Yeah if you're having a happy thought right now I probably just erased that smile from your face and I’m sorry about that but this is my perspective of life. At some point everything is going to go wrong, whatever is making you happy is temporary but take heart that in this moment of happiness you can enjoy it while it lasts.

I admit it, I am depressed and with all my other problems I am sad, perpetually sad. I think about the senselessness of this life we're going through the senselessness of our existence in this world, what a fucking waste of time. Why are we here? I mean other than spitting out babies if you're a heterosexual what is the purpose? Your offspring will just grow up to have more offspring who will live through this miserable existence (even gay people are having babies these days so I guess it's not just heterosexual anymore). They will grow up and make the same mistakes and suffer the same problems that you suffered and they will procreate so their prodigy can have no purpose in life but you will take heart in the fact that there is someone to carry on your name so a part of you will live forever which is something you can count on a bit more than that god you are hoping greets you at the gates along with the hundreds of thousands of other people that have died.

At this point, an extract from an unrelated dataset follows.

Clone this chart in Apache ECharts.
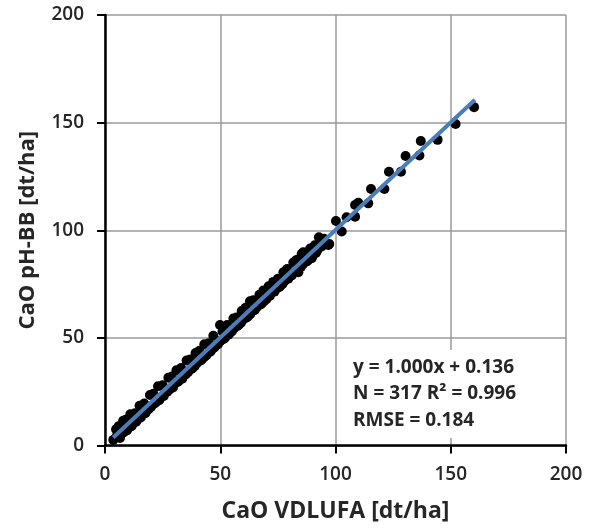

Maybe your child or their child will contribute in a way that makes life better for the rest of mankind and this is a good thing, maybe their existence won’t be as senseless as your which means that your existence after all wasn’t as senseless after all. You yourself may also be so lucky to be a real contributor to the world, someone like Bill Gates or someone else that has created something so wonderful like the inventor of electricity (not Edison I understand) or the car (not Ford I understand) or even someone like the author of Game of Thrones (now there is a brilliant person...he definitely has made life better for all of us with this entertaining world of fantasy). Or maybe you or your prodigy are destined for evil like Hitler, Trump, or Putin. Maybe your grandchild will be another Jeffrey Dahmer or Unabomber? This world however is not a good world, it is a bad place, if there is a hell we are already there people!